Too be fair, they DID say the mask appears when his identity needs to be protected. On Oa, it doesn't so........ Yeah not the BEST reasoning behind why no one else is wearing a mask on Oa, but still.

2492415 I guess, but then you have to ask why they'd need a mask in the first place. Most species would consider being a Green Lantern to be a great honor, and would probably come with enough perks to afford protection for your friends and loved ones. Most Green Lanterns don't have a reason to hide their identity in the first place; in fact, having an open identity would make working with local law enforcement easier. Guy Gardner and John Stewart have already shown that GLs don't necessarily need secret identities.

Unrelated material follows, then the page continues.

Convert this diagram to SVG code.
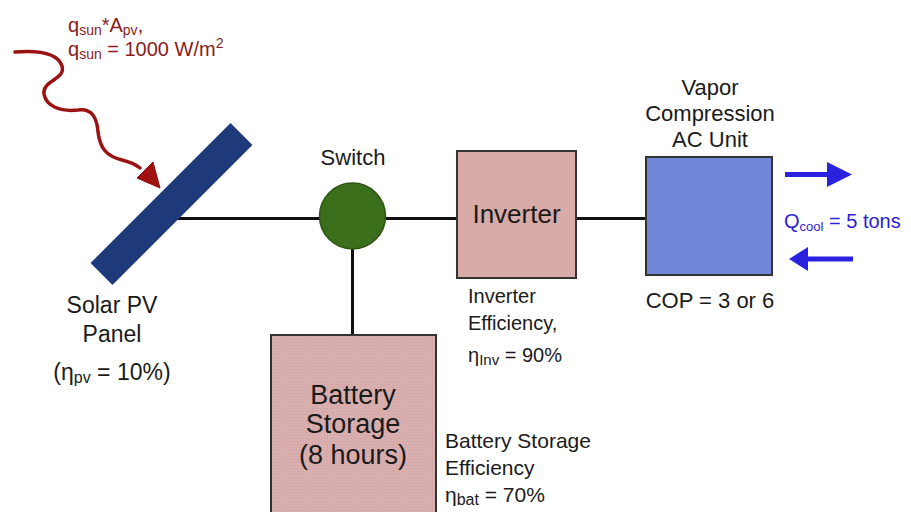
<svg xmlns="http://www.w3.org/2000/svg" width="911" height="512" viewBox="0 0 911 512">
<style>
text{font-family:"Liberation Sans",Arial,sans-serif;fill:#1a1a1a}
.wire{stroke:#111;stroke-width:3;fill:none}
.box{stroke:#333;stroke-width:2}
.red{fill:#8a1c1c}
.blue{fill:#2b22d6}
</style>
<defs>
<pattern id="dots" width="3" height="3" patternUnits="userSpaceOnUse">
<rect width="3" height="3" fill="#d9aeae"/>
<rect width="1" height="1" fill="#cfa0a0"/>
</pattern>
</defs>
<rect width="911" height="512" fill="#fff"/>

<g id="connectors">
<line class="wire" x1="172" y1="218.5" x2="320" y2="218.5"/>
<line class="wire" x1="386" y1="218.5" x2="457" y2="218.5"/>
<line class="wire" x1="576" y1="218.5" x2="646" y2="218.5"/>
<line class="wire" x1="352.5" y1="248" x2="352.5" y2="335"/>
</g>

<g id="sun">
<path d="M15,52 C40,50 58,54 62,66 C66,80 42,80 44,94 C46,106 60,112 78,110 C92,108 97,118 98,132 C100,148 106,156 122,160 C130,162 135,164 140,168" fill="none" stroke="#9b1212" stroke-width="3.5" stroke-linecap="round"/>
<polygon points="137,178 153,162 160,188" fill="#a01010" stroke="#8a0e0e" stroke-width="1"/>
<text class="red" x="68" y="32" font-size="20">q<tspan font-size="14" dy="3">sun</tspan><tspan dy="-3">*A</tspan><tspan font-size="14" dy="3">pv</tspan><tspan dy="-3">,</tspan></text>
<text class="red" x="68" y="56" font-size="20">q<tspan font-size="14" dy="3">sun</tspan><tspan dy="-3"> = 1000 W/m</tspan><tspan font-size="14" dy="-8">2</tspan></text>
</g>

<g id="panel">
<rect x="72.5" y="188.5" width="198" height="31" fill="#1f3a7a" transform="rotate(-45 171.5 204)"/>
<text x="112" y="313" font-size="23" text-anchor="middle">Solar PV</text>
<text x="112" y="342" font-size="23" text-anchor="middle">Panel</text>
<text x="112" y="380" font-size="23" text-anchor="middle">(η<tspan font-size="16" dy="3">pv</tspan><tspan dy="-3"> = 10%)</tspan></text>
</g>

<g id="switch">
<circle cx="352.5" cy="216" r="33" fill="#3b6e1b" stroke="#2d5614" stroke-width="1.5"/>
<text x="353" y="165" font-size="22" text-anchor="middle">Switch</text>
</g>

<g id="inverter">
<rect class="box" x="457" y="151" width="119" height="127" fill="#d8aba9"/>
<text x="516.5" y="223" font-size="26" text-anchor="middle">Inverter</text>
<text x="468" y="303" font-size="20">Inverter</text>
<text x="468" y="330" font-size="20">Efficiency,</text>
<text x="468" y="362" font-size="20">η<tspan font-size="15" dy="3">Inv</tspan><tspan dy="-3"> = 90%</tspan></text>
</g>

<g id="battery">
<rect class="box" x="271" y="335" width="165" height="190" fill="url(#dots)"/>
<text x="353" y="404" font-size="27" text-anchor="middle">Battery</text>
<text x="353" y="433" font-size="27" text-anchor="middle">Storage</text>
<text x="353" y="464" font-size="27" text-anchor="middle">(8 hours)</text>
<text x="445" y="448" font-size="21">Battery Storage</text>
<text x="445" y="475" font-size="21">Efficiency</text>
<text x="445" y="502" font-size="21">η<tspan font-size="16" dy="3">bat</tspan><tspan dy="-3"> = 70%</tspan></text>
</g>

<g id="ac">
<rect class="box" x="646" y="157" width="126" height="118" fill="#6e87d6"/>
<text x="710" y="95" font-size="22" text-anchor="middle">Vapor</text>
<text x="710" y="121" font-size="22" text-anchor="middle">Compression</text>
<text x="710" y="147" font-size="22" text-anchor="middle">AC Unit</text>
<text x="710" y="308" font-size="22" text-anchor="middle">COP = 3 or 6</text>
</g>

<g id="cooling">
<line x1="785" y1="174.5" x2="830" y2="174.5" stroke="#2b22e0" stroke-width="5"/>
<polygon points="827,162 852,174.5 827,187" fill="#2b22e0"/>
<line x1="806" y1="259" x2="853" y2="259" stroke="#2b22e0" stroke-width="5"/>
<polygon points="808,247 789,259 808,271" fill="#2b22e0"/>
<text class="blue" x="784" y="228" font-size="20">Q<tspan font-size="13" dy="3">cool</tspan><tspan dy="-3"> = 5 tons</tspan></text>
</g>
</svg>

2492424 Yeah... Hal and Kyle REALLY are the odd ones out aren't they? Heck they even mock the mask idea in GLTAS. Hal DOES bring up a good point of privacy in that argument, ESPECIALLY in modern day, but still.

2492425 Them and Simon, yeah. I can understand making the personal decision to hide your identity, particularly on the DC Earth, but it's not something I'd want as standard issue for my intergalactic police force. Particularly considering not all GLs necessarily come from species that rely on sight. Ch'p, for example, could probably be identified by other members of his species by his scent.
Personally, I've always thought the blinding glow of a GL uniform and aura would be far better protection against visual identification, anyway.

Fun fact: Amanda Waller is played by Angela Basset, who played Tina Turner in What's Love Got to Do with It? and was nominated for Best Actress.

So basically this is what happens when Deadpool and Tina Turner make a movie together.

Also, if the flaw with the drones was so major, why didn't someone spot it during the design phase?

Oh yeah, Ryan Reynolds is going to be Deadpool....bathe in the horror

2492480 Yeah, I had heard people who were rather disappointed to see this actress in such a small role in such a bad film, so I'd already guessed that she was probably pretty good.
Let me explain about those drones. The design flaw was that they froze up at a certain altitude. Which, yes, should sound VERY familiar. So Hal flew up to top altitude, causing both him and the drones to stall and giving him the perfect position to shoot them down. So it's a design flaw that would require you to know the specific specs of these top secret planes and be willing to potentially kill yourself to exploit. Quite frankly, not only is the design flaw a fairly standard one, but only a mad man would consider testing for it!
And I'm not too worried; it's not his fault this film bombed. I tend to judge films more by writing than by acting, anyway. If they can write a coherent narrative with intelligent humor and use Deadpool's fully developed personality instead of just his facade, I'll probably be content.